Reports making the rounds indicates that the Nigeria Senate will on Tuesday, receive for first reading a State Police Bill.
The bill which is sponsored by a former Deputy Senate President and Senator representing Enugu West Senatorial District, Ike Ekweremadu (PDP), seeks to establish the Federal Police, State Police, National Police Service Commission, National Police Council, and State Police Service Commission for the states.
The bill, after deliberation, is expected to be sent to the Constitution Review Committee.
It was first introduced to the 8th Senate on June 12, 2018 but did not scale through. Mr Ekweremadu was the chairman of the constitution review committee at the time.
Details of the proposed legislation seen by some media outlets shows that the bill will allow an independent state police for which the governors would be empowered to appoint commissioners of police in their states.
According to the bill, the existing federal police will be restructured and be responsible for the maintenance of public security, preservation of public order and security of persons and property throughout the federation to the extent provided for under the constitution or by an Act of the National Assembly.
There have been a series of debates and controversies around the topic of state policing since the idea resurfaced some years ago.
Recently, Governors of the South-west set up a regional security outfit network which they named Amotekun, to address rising insecurity in the area.
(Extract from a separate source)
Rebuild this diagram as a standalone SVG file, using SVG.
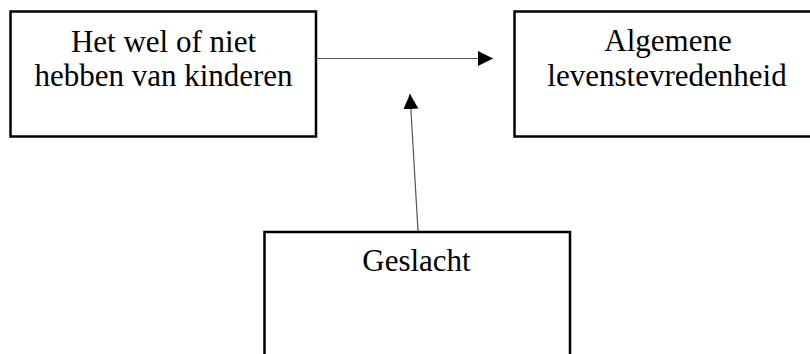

This set it on a collision course with the federal government, which accused it of illegality.
The states have soft-pedalled and since gone back to their state assemblies to give the idea a legal backing.
Other regions of the country have also muted similar ideas.
The bill which Senator Ekweremadu in sponsoring, further states that the State Police shall be organised and administered in accordance with such provisions as may be prescribed by a Law of the House of Assembly of a State subject to the framework and guidelines established by an Act of the National Assembly.
The commissioner of police:
*Shall be appointed by the governor of the state on the advice of the National Police Service Commission, subject to confirmation of such appointment by the House of Assembly of the State.
* Shall be in office for a period of five years only or until he attains a retirement age prescribed by law, whichever is earlier.
* Shall be given lawful directives with respect to the maintenance and securing of public safety and public order as he may consider necessary by the governor and the Commissioner of Police shall comply with those directives.
* Where the Commissioner of Police feels that any order given is unlawful or contradicts general policing standards or practice, he may request that the matter be referred to the State Police Service Commission for review.
* The decision of the State Police Service Commission shall be final and shall not be inquired into by any court.
The document further reveals that an Act of the National Assembly may prescribe a bi-annual ‘certification review’ of the activities of State Police by the National Police Service Commission.
This, it said, is to ensure they meet up with approved national standards and guidelines of policing and their operations do not undermine national integrity, promote ethnic, tribal or sectional agenda or marginalize any segment of the society within the state.